Question

Tartaric acid, \(\mathrm{H}_{2} \mathrm{C}_{4} \mathrm{H}_{4} \mathrm{O}_{6}\), has two acidic hydrogens. The acid is often present in wines and precipitates from solution as the wine ages. A solution containing an unknown concentration of the acid is titrated with \(\mathrm{NaOH}\). It requires \(24.65 \mathrm{~mL}\) of \(0.2500 \mathrm{M} \mathrm{NaOH}\) solution to titrate both acidic protons in \(50.00 \mathrm{~mL}\) of the tartaric acid solution. Write a balanced net ionic equation for the neutralization reaction, and calculate the molarity of the tartaric acid solution.

Short answer

The balanced net ionic equation for the neutralization reaction between tartaric acid (\(\mathrm{H}_{2} \mathrm{C}_{4} \mathrm{H}_{4} \mathrm{O}_{6}\)) and sodium hydroxide (\(\mathrm{NaOH}\)) is: \( 2 \mathrm{H}^{+} + 2 \mathrm{OH}^{-} \rightarrow 2 \mathrm{H}_{2} \mathrm{O} \) After titrating with \(24.65 \mathrm{~mL}\) of \(0.2500 \mathrm{M} \mathrm{NaOH}\), the molarity of the tartaric acid solution is \(0.061625 \mathrm{~M}\).

Step-by-step solution

Write the balanced net ionic equation for neutralization reaction

The balanced chemical equation for the neutralization reaction between tartaric acid (\(\mathrm{H}_{2} \mathrm{C}_{4} \mathrm{H}_{4} \mathrm{O}_{6}\)) and sodium hydroxide (\(\mathrm{NaOH}\)) is: \( \mathrm{H}_{2} \mathrm{C}_{4} \mathrm{H}_{4} \mathrm{O}_{6} + 2 \mathrm{NaOH} \rightarrow \mathrm{Na}_{2} \mathrm{C}_{4} \mathrm{H}_{4} \mathrm{O}_{6} + 2 \mathrm{H}_{2} \mathrm{O} \) The total ionic equation of the reaction is: \( 2 \mathrm{H}^{+} + \mathrm{C}_{4} \mathrm{H}_{4} \mathrm{O}_{6}^{2-} + 2 \mathrm{Na}^{+} + 2 \mathrm{OH}^{-} \rightarrow \mathrm{Na}_{2} \mathrm{C}_{4} \mathrm{H}_{4} \mathrm{O}_{6} + 2 \mathrm{H}_{2} \mathrm{O} \) As sodium and tartrate ions are spectator ions, we can omit them from the net ionic equation: \( 2 \mathrm{H}^{+} + 2 \mathrm{OH}^{-} \rightarrow 2 \mathrm{H}_{2} \mathrm{O} \)
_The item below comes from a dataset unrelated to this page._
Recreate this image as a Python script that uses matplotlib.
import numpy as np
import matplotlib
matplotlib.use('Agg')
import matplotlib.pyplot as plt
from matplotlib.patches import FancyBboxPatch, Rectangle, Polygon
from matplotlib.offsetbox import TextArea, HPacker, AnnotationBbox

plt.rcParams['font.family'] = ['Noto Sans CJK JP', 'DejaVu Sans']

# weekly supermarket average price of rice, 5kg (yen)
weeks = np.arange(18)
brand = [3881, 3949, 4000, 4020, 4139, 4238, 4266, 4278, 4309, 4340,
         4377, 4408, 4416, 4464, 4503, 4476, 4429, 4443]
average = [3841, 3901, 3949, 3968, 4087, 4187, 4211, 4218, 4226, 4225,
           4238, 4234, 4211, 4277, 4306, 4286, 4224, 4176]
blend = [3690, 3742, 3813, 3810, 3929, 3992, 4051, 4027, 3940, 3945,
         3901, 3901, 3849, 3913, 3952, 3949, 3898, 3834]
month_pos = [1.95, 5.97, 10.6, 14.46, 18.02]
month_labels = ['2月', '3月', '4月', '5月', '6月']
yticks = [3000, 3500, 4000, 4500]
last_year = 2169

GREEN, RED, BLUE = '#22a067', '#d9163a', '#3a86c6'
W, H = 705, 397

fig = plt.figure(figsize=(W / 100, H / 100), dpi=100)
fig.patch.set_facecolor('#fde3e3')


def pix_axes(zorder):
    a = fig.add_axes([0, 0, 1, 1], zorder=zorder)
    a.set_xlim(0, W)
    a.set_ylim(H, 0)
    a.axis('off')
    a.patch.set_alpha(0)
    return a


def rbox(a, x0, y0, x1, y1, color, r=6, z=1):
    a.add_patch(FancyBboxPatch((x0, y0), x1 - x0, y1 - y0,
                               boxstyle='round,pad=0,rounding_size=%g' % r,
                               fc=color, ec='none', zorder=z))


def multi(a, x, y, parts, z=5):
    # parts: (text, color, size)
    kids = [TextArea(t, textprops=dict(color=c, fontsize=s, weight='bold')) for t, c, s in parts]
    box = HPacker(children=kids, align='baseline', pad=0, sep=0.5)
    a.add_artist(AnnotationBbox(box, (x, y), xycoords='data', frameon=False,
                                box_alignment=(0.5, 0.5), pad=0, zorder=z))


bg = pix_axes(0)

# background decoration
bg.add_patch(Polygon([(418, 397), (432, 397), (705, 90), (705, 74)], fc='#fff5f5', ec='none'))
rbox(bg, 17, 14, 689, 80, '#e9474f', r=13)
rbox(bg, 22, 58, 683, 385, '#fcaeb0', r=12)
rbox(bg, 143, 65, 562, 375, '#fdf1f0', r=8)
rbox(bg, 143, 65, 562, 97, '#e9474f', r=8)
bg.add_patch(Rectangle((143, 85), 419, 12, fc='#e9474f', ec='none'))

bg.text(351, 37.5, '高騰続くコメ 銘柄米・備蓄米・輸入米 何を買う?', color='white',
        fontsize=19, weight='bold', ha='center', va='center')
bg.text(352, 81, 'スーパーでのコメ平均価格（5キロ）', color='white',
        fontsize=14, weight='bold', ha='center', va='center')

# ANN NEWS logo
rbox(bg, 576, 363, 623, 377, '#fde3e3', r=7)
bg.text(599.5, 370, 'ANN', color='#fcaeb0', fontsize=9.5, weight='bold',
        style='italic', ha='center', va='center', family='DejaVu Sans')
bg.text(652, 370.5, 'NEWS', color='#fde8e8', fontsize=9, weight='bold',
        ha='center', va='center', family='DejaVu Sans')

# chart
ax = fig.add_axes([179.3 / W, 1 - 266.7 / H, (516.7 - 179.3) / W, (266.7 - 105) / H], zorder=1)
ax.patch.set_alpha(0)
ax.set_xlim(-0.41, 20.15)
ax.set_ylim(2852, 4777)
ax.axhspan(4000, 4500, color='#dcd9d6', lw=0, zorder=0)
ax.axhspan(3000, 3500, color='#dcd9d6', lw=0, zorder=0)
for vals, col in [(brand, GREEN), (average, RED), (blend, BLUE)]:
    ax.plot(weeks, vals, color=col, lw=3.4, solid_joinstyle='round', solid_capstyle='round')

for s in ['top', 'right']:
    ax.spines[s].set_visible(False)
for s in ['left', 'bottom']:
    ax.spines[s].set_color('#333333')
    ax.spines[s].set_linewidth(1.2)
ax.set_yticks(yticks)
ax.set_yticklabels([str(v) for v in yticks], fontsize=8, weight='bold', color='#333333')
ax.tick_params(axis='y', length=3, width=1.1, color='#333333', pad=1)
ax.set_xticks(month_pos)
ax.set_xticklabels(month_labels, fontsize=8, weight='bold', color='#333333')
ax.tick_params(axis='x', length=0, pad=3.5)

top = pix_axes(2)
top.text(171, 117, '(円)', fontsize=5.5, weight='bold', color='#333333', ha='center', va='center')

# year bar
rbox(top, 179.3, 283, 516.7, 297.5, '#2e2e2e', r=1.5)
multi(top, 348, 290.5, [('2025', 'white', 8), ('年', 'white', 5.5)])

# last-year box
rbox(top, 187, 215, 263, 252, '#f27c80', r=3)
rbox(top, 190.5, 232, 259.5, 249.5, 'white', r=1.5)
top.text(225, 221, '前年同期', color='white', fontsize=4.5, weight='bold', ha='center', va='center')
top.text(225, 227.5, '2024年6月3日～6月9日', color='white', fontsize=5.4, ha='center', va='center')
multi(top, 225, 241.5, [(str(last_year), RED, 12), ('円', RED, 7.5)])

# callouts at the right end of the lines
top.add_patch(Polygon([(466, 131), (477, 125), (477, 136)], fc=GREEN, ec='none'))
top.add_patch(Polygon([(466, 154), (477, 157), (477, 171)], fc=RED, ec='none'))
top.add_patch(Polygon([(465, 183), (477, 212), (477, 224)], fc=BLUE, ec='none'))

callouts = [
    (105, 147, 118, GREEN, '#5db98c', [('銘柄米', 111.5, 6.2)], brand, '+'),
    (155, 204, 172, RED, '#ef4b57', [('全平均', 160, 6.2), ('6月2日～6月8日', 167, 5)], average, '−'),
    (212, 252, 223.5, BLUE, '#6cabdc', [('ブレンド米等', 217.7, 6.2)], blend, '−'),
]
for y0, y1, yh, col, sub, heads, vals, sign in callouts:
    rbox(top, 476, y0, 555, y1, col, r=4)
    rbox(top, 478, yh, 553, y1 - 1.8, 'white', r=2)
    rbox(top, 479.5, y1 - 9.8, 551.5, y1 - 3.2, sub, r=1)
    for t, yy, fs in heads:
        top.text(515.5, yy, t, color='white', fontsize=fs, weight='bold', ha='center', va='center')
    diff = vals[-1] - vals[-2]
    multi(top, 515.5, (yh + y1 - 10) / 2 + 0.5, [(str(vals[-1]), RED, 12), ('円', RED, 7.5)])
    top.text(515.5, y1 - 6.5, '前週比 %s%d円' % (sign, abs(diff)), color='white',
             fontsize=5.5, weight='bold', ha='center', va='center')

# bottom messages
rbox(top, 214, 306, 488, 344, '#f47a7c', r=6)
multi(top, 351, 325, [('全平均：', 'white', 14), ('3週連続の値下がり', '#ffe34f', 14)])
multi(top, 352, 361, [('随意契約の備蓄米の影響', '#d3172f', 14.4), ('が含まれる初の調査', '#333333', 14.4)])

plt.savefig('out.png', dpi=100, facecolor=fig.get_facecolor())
Calculate the moles of sodium hydroxide used

To find the moles of sodium hydroxide used in the titration, we can use the molarity and volume of sodium hydroxide solution: Moles of \(\mathrm{NaOH}\) = Molarity of \(\mathrm{NaOH}\) × Volume of \(\mathrm{NaOH}\) Moles of \(\mathrm{NaOH}\) = \(0.2500 \mathrm{~M} \times 24.65 \mathrm{~mL} \times \frac{1 \mathrm{~L}}{1000 \mathrm{~mL}} = 0.0061625 \mathrm{~mol}\)
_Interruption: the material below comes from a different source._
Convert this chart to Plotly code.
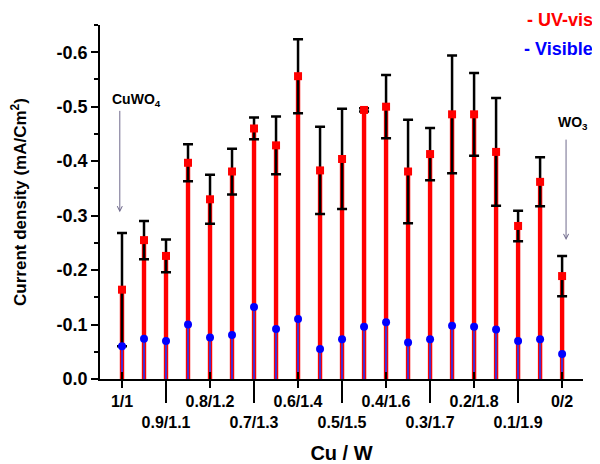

Calculate the moles of tartaric acid

From the balanced net ionic equation, we can see that 2 moles of \(\mathrm{NaOH}\) reacts with 1 mole of tartaric acid. So, we can find the moles of tartaric acid in the solution: Moles of tartaric acid = \(\frac{1 \mathrm{~mol \, of \, H}_{2} \mathrm{C}_{4} \mathrm{H}_{4} \mathrm{O}_{6}}{2 \mathrm{~mol \, of \, NaOH}} \times 0.0061625 \mathrm{~mol}\) of \(\mathrm{NaOH}\) = \(0.00308125 \mathrm{~mol}\) of tartaric acid

Calculate the molarity of tartaric acid

We can now find the molarity of tartaric acid in the solution by dividing the moles of the tartaric acid by the volume of the tartaric acid solution: Molarity of tartaric acid = \(\frac{0.00308125 \mathrm{~mol}}{50.00 \mathrm{~mL} \times \frac{1 \mathrm{~L}}{1000 \mathrm{~mL}}} = 0.061625 \mathrm{~M}\) So, the molarity of the tartaric acid solution is \(0.061625 \mathrm{~M}\).